2005 South Korean TV program

Super Rookie is a 2005 South Korean television series starring Eric Mun, Han Ga-in, Oh Ji-ho, and Lee So-yeon. It aired on MBC from March 23 to May 26, 2005 on Wednesdays and Thursdays at 21:55 for 20 episodes. The workplace comedy is a satire on South Korea's corporate culture and unemployment among the country's younger generation. It scored solid viewership ratings in the 20% range.

== Plot ==
Kang Ho (Eric Mun) is just an average guy who got a college degree in physical education from a second-rate, provincial university. Disheveled, unskilled, and unemployed, Kang Ho has wasted most of his life kickboxing and reading comic books, much to the frustration of his family and friends who think he's just a freeloader. He sends his resumes to many companies, but nobody gives him a shot because he has no experience and no apparent prospects. One day, Kang Ho decides to apply to the same prestigious company that his handsome, successful classmate Bong-sam (Oh Ji-ho) works at. He completely bungles the interview process, but thanks to a computer error, he gets hired as the number one recruit. Struggling in a job he's totally unqualified for, Kang Ho gets by with his enthusiasm and street smarts.

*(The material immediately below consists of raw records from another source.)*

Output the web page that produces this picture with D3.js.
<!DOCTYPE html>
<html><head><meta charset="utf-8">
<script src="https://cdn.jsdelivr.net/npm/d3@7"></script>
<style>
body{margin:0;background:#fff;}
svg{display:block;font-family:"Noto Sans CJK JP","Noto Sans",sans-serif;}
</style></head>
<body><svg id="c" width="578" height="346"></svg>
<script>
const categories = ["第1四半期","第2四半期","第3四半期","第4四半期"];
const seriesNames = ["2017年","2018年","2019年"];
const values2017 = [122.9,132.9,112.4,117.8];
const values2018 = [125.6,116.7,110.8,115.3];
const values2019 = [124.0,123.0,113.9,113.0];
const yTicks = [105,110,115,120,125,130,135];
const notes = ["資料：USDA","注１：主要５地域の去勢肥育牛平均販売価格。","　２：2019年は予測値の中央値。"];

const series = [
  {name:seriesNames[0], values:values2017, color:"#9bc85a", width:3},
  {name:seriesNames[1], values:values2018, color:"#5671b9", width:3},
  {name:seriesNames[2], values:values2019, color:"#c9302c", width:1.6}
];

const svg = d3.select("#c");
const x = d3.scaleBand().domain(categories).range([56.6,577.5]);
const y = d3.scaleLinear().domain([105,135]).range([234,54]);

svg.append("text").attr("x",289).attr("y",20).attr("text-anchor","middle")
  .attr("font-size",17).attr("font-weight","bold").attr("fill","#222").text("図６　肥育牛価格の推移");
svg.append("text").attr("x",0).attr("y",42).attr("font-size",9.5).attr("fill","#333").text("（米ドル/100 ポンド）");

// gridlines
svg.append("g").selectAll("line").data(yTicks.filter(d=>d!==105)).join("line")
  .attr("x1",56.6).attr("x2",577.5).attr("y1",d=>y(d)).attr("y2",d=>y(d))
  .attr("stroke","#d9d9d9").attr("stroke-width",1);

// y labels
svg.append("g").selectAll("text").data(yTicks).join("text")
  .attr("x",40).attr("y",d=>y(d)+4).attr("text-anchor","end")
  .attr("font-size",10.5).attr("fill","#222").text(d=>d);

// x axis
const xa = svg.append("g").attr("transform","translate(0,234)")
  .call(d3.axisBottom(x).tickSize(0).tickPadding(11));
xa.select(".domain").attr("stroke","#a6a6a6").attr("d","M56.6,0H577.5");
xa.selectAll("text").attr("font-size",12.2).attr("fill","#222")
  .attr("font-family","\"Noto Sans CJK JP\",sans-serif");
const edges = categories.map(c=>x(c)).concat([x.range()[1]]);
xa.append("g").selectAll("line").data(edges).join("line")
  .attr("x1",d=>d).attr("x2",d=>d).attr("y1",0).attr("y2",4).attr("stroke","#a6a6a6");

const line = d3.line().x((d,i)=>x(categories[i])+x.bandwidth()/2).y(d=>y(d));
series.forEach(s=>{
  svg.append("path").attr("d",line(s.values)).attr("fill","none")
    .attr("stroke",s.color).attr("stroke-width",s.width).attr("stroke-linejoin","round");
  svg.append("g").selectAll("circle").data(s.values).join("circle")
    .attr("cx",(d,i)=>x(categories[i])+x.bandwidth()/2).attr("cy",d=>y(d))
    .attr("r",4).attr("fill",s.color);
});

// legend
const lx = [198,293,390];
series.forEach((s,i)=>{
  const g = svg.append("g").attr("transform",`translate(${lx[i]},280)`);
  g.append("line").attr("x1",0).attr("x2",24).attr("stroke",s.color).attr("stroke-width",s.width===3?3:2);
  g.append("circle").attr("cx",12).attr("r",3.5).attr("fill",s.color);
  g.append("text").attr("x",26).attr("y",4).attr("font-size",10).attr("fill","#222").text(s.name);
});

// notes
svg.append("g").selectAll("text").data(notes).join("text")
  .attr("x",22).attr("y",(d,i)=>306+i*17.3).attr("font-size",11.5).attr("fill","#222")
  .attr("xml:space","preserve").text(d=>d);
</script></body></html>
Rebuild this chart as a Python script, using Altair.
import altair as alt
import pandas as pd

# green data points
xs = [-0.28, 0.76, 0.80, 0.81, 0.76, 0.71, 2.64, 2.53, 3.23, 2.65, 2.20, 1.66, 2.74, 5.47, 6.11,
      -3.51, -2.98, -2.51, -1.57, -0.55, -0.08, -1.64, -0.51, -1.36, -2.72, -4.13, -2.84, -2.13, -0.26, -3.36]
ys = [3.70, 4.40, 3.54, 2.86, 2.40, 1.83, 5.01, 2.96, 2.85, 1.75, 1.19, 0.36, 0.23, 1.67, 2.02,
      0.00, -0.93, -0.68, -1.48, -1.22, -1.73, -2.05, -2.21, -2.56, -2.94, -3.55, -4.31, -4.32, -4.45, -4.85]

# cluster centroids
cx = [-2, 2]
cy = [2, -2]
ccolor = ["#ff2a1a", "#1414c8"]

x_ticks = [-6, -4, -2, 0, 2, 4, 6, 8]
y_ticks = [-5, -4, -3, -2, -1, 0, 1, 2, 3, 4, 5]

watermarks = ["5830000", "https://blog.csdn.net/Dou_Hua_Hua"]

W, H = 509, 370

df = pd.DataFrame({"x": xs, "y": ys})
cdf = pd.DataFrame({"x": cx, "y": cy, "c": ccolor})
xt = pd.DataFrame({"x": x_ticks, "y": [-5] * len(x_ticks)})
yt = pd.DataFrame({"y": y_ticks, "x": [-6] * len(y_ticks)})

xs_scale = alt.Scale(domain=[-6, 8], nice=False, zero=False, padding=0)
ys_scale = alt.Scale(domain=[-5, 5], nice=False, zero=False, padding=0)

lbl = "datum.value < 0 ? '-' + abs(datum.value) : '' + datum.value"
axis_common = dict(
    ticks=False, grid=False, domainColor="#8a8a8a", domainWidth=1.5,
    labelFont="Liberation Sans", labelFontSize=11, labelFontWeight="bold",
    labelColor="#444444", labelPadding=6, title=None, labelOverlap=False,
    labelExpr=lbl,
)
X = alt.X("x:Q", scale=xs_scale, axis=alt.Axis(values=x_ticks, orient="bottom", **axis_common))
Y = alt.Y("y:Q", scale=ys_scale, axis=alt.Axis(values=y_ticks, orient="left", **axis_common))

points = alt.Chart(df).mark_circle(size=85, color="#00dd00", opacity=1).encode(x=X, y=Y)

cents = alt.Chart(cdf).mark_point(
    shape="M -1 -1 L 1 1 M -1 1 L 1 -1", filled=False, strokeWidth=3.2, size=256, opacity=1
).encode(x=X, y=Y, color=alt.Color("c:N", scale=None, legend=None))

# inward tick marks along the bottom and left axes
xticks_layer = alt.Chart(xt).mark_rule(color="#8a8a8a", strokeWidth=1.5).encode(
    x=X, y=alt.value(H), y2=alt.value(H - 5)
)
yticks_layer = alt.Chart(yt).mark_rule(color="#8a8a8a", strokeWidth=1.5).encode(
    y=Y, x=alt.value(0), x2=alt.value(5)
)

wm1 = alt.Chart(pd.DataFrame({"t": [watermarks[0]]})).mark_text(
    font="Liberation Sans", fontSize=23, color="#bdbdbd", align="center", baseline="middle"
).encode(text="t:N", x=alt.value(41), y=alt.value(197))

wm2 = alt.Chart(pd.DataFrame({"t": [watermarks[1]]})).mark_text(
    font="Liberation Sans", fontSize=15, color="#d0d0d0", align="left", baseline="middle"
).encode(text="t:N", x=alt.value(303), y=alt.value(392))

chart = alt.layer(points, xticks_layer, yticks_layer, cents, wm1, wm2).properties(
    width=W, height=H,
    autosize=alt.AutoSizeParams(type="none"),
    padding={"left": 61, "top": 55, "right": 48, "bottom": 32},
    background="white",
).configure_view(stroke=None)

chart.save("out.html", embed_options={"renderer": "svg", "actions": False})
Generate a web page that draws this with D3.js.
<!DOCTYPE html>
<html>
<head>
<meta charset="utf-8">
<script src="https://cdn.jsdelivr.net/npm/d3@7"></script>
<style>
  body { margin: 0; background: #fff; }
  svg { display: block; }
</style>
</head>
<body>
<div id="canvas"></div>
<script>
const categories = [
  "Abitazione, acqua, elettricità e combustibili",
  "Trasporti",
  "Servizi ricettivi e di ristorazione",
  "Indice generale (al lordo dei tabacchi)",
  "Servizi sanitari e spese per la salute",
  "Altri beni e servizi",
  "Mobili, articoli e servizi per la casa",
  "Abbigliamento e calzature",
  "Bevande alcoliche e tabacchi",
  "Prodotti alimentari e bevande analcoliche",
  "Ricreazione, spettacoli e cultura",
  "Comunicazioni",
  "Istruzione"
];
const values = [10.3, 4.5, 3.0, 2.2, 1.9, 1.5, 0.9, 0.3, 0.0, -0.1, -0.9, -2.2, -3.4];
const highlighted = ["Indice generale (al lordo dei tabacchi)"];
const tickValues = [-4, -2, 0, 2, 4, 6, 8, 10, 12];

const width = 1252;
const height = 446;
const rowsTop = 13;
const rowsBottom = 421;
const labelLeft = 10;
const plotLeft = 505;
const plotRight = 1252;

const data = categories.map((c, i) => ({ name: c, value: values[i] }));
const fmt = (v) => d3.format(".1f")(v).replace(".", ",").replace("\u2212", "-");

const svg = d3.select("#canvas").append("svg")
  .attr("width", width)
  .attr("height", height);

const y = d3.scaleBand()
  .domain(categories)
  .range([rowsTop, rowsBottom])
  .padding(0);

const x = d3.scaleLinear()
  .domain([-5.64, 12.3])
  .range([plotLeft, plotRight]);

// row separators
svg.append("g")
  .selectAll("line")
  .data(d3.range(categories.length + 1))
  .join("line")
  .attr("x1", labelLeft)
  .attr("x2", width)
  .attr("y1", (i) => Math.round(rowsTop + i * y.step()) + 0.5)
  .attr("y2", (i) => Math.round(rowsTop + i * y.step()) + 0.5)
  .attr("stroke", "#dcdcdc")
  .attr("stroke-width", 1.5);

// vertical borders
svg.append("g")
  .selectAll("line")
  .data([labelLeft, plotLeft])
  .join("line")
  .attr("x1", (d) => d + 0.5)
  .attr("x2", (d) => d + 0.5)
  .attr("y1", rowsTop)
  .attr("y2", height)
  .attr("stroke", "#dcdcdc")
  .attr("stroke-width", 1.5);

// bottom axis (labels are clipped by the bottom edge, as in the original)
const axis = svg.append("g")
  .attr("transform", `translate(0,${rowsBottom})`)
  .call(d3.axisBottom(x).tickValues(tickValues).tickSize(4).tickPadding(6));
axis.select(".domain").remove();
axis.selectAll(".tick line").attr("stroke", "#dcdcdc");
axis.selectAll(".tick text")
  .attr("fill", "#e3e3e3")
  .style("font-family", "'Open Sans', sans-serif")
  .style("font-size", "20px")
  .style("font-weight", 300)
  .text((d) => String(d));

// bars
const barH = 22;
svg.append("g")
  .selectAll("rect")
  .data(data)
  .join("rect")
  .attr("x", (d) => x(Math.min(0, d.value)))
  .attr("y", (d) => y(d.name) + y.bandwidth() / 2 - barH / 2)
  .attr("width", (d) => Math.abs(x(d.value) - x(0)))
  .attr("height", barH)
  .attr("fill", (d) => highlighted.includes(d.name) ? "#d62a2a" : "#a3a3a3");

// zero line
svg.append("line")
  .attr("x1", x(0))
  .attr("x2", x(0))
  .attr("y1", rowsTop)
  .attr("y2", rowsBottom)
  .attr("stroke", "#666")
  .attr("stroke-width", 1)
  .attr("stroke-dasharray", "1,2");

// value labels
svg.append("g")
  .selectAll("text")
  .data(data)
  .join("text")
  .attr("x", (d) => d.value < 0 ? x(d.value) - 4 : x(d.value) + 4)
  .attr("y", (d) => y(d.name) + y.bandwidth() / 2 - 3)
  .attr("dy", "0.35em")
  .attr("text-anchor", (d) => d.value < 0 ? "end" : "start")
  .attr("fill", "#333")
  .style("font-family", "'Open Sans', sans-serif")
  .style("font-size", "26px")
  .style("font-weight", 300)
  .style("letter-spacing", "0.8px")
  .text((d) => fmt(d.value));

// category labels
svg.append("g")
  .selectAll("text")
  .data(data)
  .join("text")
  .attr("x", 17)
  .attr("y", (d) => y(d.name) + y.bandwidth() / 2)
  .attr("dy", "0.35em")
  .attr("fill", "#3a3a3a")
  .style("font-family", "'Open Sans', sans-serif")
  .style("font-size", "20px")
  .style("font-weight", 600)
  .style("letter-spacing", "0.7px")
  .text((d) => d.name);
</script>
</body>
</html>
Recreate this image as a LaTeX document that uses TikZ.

His co-workers include Bong-sam, an overachiever trapped by his own ambitions; Mi-ok, a mousy, bespectacled contract worker (or "temp") who was dumped by Bong-sam; and Hyun-ah, the privileged daughter of a company executive.

== Cast ==

=== Main characters ===
- Eric Mun as Kang Ho
- Han Ga-in as Lee Mi-ok
- Oh Ji-ho as Lee Bong-sam
- Lee So-yeon as Seo Hyun-ah

=== Supporting characters ===
- Jung Jin as Joo Sung-tae (Kang Ho's friend)
- Park Chil-yong as Kang Chul (Kang Ho's father)
- Park Hye-sook as Gong Hye-ja (Kang Ho's mother)
- Seo Dong-won as Kang Min (Kang Ho's younger brother)
- Kwon Ki-sun as Madam Kwon
- Yang Hee-kyung as Madam Yang
- Kim Se-joon as Chief Moon Young-ho
- Lee Ki-young as Chief Goo Bon-chul
- Kim Il-woo as Director Song
- Lee Ki-yeol as Director Kim Ki-yeol
- Lee Joo-hee as Na Ae-ri
- Kim Sook as Sook-hee
- Yoo Da-young as Oh Young-ran
- Kim Young-min as Lee Il-man (Bong-sam's father)
- Jung Joon-ha as Kochi (boxing promoter)
- Lee Seung-chul as Chairman Maruyama
- Seo Bum-shik as Miyazaki
- Kim Hun-goo as yakuza

==Ratings==

| Episode | Nationwide | Seoul |
|---|---|---|
| Ep. 1 | 14.3% | 15.1% |
| Ep. 2 | 15.0% | 16.1% |
| Ep. 3 | 15.1% | 16.2% |
| Ep. 4 | 15.1% | 16.8% |
| Ep. 5 | 17.5% | 18.5% |
| Ep. 6 | 15.8% | 16.7% |
| Ep. 7 | 15.1% | 15.1% |
| Ep. 8 | 14.6% | 15.0% |
| Ep. 9 | 16.4% | 17.6% |
| Ep.10 | 17.2% | 18.1% |
| Ep.11 | 15.9% | 16.3% |
| Ep.12 | 16.8% | 17.8% |
| Ep.13 | 15.0% | 16.2% |
| Ep.14 | 19.0% | 20.1% |
| Ep.15 | 17.3% | 18.7% |
| Ep.16 | 16.5% | 17.4% |
| Ep.17 | 16.3% | 17.2% |
| Ep.18 | 15.9% | 17.7% |
| Ep.19 | 17.8% | 18.9% |
| Ep.20 | 23.1% | 23.9% |
| Average | 16.4% | 17.47% |

Source: TNSMK Media Korea

==International broadcast==
Fuji TV reportedly paid for the drama's broadcasting rights in Japan. It was well received by Japanese viewers when it began airing on October 27, 2005, which contributed to Eric Mun's increased popularity in the country. It re-aired on cable channel KNTV from January 19 to February 24, 2011.

In Thailand first aired on Channel 7 from March 25 to May 7, 2006.

In Indonesia first aired on antv from May 12 to August 19, 2007.